Джесси сказала приблизительно так же:
— Я знаю, что не имею права на ошибку. На той высоте, где я нахожусь, я не имею права ошибиться ни на йоту, ни на волосок. Меня это изнуряет. Я не могу не петь и в то же время становлюсь рабой самой себя.
Думаю, в этих высоких требованиях к себе и стоит искать источник слухов о невыносимом характере звезды.
Несмотря на то что мы опоздали на репетицию в театр Шатле минут на двадцать, она встретила нас очень весело, сидела распевалась.
— Ну ладно, если мне что-то не понравится в темпах, могу я хотя бы это сказать? — упирался он.
Я спросила, могу ли остаться послушать, получила любезный ответ: «Да, конечно». Володя устроился с партитурой в одном конце зала, она с пианистом в другом. Эта репетиция запомнилась мне тем, как они сразу открыли объятья навстречу друг другу. Джесси пела так легко, что казалось, при своих солидных объемах она буквально порхает по этому огромному репетиционному залу. Отпев очередной фрагмент, она говорила: «Какая чудная музыка!» И так, перепархивая с одной страницы на другую, хохоча, устремляясь от рояля к стулу, где сидел Спиваков, и обратно, Джесси репетировала около часа. Под конец, когда она уже спела бисы, Володя вдруг открыл скрипку:
— Знаешь, Джесси, «Morgen» Штрауса я тебе сам подыграю.
Она была рада, как ребенок. Когда он заиграл первые ноты, Джесси посмотрела на меня, на него, и я увидела, что у нее слезы в глазах стоят. Когда она запела, а он заиграл, я, сидя рядом, подумала: «Это, наверное, рай. Так будет в раю».
И тут прибежала секретарша театра Шатле с искаженным лицом, покрытым красными пятнами. Она кричала мне в ухо ужасным шепотом:
— Надо ей сказать!.. Это ее страна!.. Нью-Йорка нет!.. Террористы! Исламисты! Самолет! Только что передали — начинается третья мировая война!
Я ничего не поняла из похожих на бред обрывков ее фраз.
— Ну дайте ей хотя бы допеть до конца, еще две-три минуты!

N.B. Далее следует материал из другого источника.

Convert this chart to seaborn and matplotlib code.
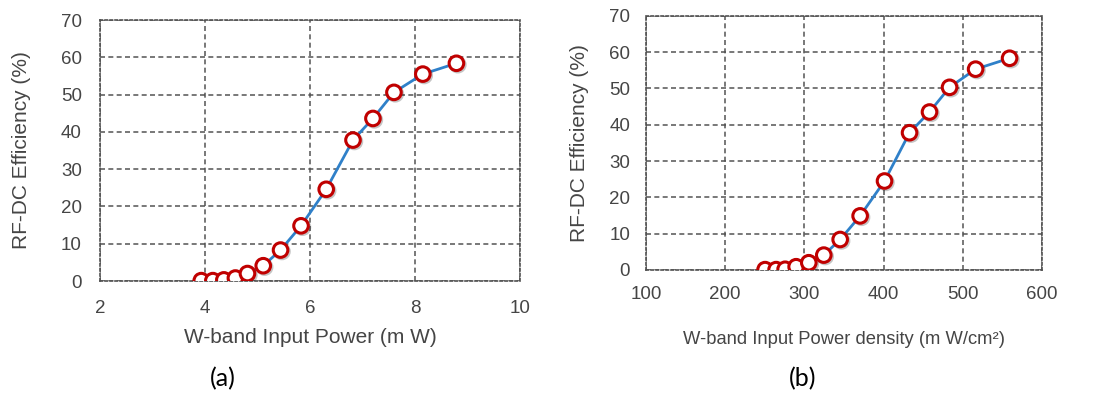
import matplotlib
matplotlib.use("Agg")
import matplotlib.pyplot as plt
import matplotlib.patheffects as pe
import numpy as np
import pandas as pd
import seaborn as sns

# RF-DC efficiency versus W-band input power (a) and input power density (b)
power_mw = [3.93, 4.15, 4.36, 4.58, 4.81, 5.11, 5.44, 5.83, 6.31, 6.82, 7.20, 7.60, 8.15, 8.79]
efficiency_a = [0.1, 0.1, 0.3, 0.8, 2.0, 4.1, 8.3, 14.8, 24.6, 37.8, 43.6, 50.6, 55.5, 58.4]

density_mw_cm2 = [250.4, 264.3, 275.7, 289.6, 305.6, 324.5, 345.2, 370.4, 401.2, 432.8, 458.0, 483.3, 516.2, 559.1]
efficiency_b = [0.1, 0.1, 0.2, 0.9, 2.0, 4.1, 8.4, 14.9, 24.5, 37.8, 43.5, 50.3, 55.3, 58.3]

xticks_a = [2, 4, 6, 8, 10]
xticks_b = [100, 200, 300, 400, 500, 600]
yticks = [0, 10, 20, 30, 40, 50, 60, 70]

df_a = pd.DataFrame({"x": power_mw, "y": efficiency_a})
df_b = pd.DataFrame({"x": density_mw_cm2, "y": efficiency_b})

sns.set_theme(style="white")
plt.rcParams["font.family"] = ["Liberation Sans", "DejaVu Sans"]

TEXT = "#454545"
GRID = "#505050"
LINE = "#2f80c9"
MARK = "#c00000"

fig = plt.figure(figsize=(10.96, 3.96), dpi=100)
ax_a = fig.add_axes([0.0912, 0.2904, 0.3832, 0.659])
ax_b = fig.add_axes([0.5894, 0.3182, 0.3613, 0.642])


def draw(ax, df, xticks, xlabel, xlabel_size, xpad, ypad, ylab_x, xlab_y):
    sns.lineplot(data=df, x="x", y="y", ax=ax, color=LINE, linewidth=2.0,
                 sort=False, zorder=3)
    ax.plot(df["x"], df["y"], linestyle="none", marker="o", markersize=10.5,
            markerfacecolor="white", markeredgecolor=MARK, markeredgewidth=2.2,
            zorder=4,
            path_effects=[pe.SimpleLineShadow(offset=(1, -1), alpha=0.25),
                          pe.Normal()])
    ax.set_xlim(xticks[0], xticks[-1])
    ax.set_ylim(0, 70)
    ax.set_xticks(xticks)
    ax.set_yticks(yticks)
    ax.grid(True, color=GRID, linestyle=(0, (3, 2)), linewidth=1.2, alpha=0.9)
    for s in ax.spines.values():
        s.set_visible(True)
        s.set_color(GRID)
        s.set_linestyle((0, (1.5, 1.5)))
        s.set_linewidth(1.2)
    ax.tick_params(axis="x", length=0, pad=xpad, labelsize=13.5, labelcolor=TEXT)
    ax.tick_params(axis="y", length=0, pad=ypad, labelsize=13.5, labelcolor=TEXT)
    ax.set_ylabel("RF-DC Efficiency (%)", fontsize=15, color=TEXT, va="center")
    ax.set_xlabel(xlabel, fontsize=xlabel_size, color=TEXT, va="center")
    ax.yaxis.set_label_coords(ylab_x, 0.5)
    ax.xaxis.set_label_coords(0.5, xlab_y)


draw(ax_a, df_a, xticks_a, "W-band Input Power (m W)", 15, 14, 13, -0.186, -0.215)
draw(ax_b, df_b, xticks_b, "W-band Input Power density (m W/cm²)", 13.2, 11.5, 11.5, -0.167, -0.275)

fig.text(0.2035, 0.045, "(a)", fontsize=18, color="black", ha="center", va="center",
         family=["Lato", "DejaVu Sans"])
fig.text(0.7327, 0.045, "(b)", fontsize=18, color="black", ha="center", va="center",
         family=["Lato", "DejaVu Sans"])

fig.savefig("out.png", dpi=100, facecolor="white")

Джесси и Володя повернулись к нам с абсолютно блаженными выражениями лиц и по нашему виду поняли: что-то случилось. Это было 11 сентября. Мне показалось, что мир, в котором мы живем, раскололся. Показалось, так нелепо и странно. Что вся эта красота: ее голос, его скрипка — все, что казалось минуту назад самым важным, — не имеет никакой силы, никакого значения. Джесси стала дико кричать. Мы поднялись в офис, где по телевидению бесчисленное количество раз повторялась трансляция этих кадров Апокалипсиса. Джесси рыдала, как раненое животное. На вопрос, хочет ли она кому-нибудь позвонить, она ответила: «Не знаю». Я поняла, что ей даже, может быть, некому звонить. У одной из ее близких подруг офис находился в World Trade Center, но, к счастью, в это утро она оказалась не на работе. Джесси никак нас не отпускала, держа Володю за руку. А в этот день нам прислали фотографию иконы, написанной по заказу Володи детьми-инвалидами из Центра, которому помогает его Фонд. Они написали богоматерь с черным лицом и руками. Эта икона высотой почти в два метра ожидала ее в Москве. Перед репетицией 11 сентября Джесси поставила фотографию на рояль со словами:
— Она будет охранять меня.
Через неделю, вернувшись в Париж, я пошла на ее «Зимний путь». Впечатление было необыкновенное. Когда она поет, забываешь обо всем. Она настолько захватывает, невозможно думать больше ни о чем. Любой музыкант во время концерта на какое-то время отпускает внимание зрителя, и ты думаешь о своих планах на завтра или обращаешь внимание на прическу соседки. А когда на сцене Джесси Норман, меня не оставляет ощущение, что ее голос поднимает меня над землей. Такого количества оттенков, нюансов и красок в голосе я ни у кого не встречала. А у нее из легчайшего воздушного сопрано образуется вдруг такая тонна звука — и тут же переходит в шепот, вздох. В этом голосе — шум моря, крик, ножевая рана — всё. Я даже не могу назвать ее певицей. Джесси Норман больше чем певица. Ей подвластны тайны.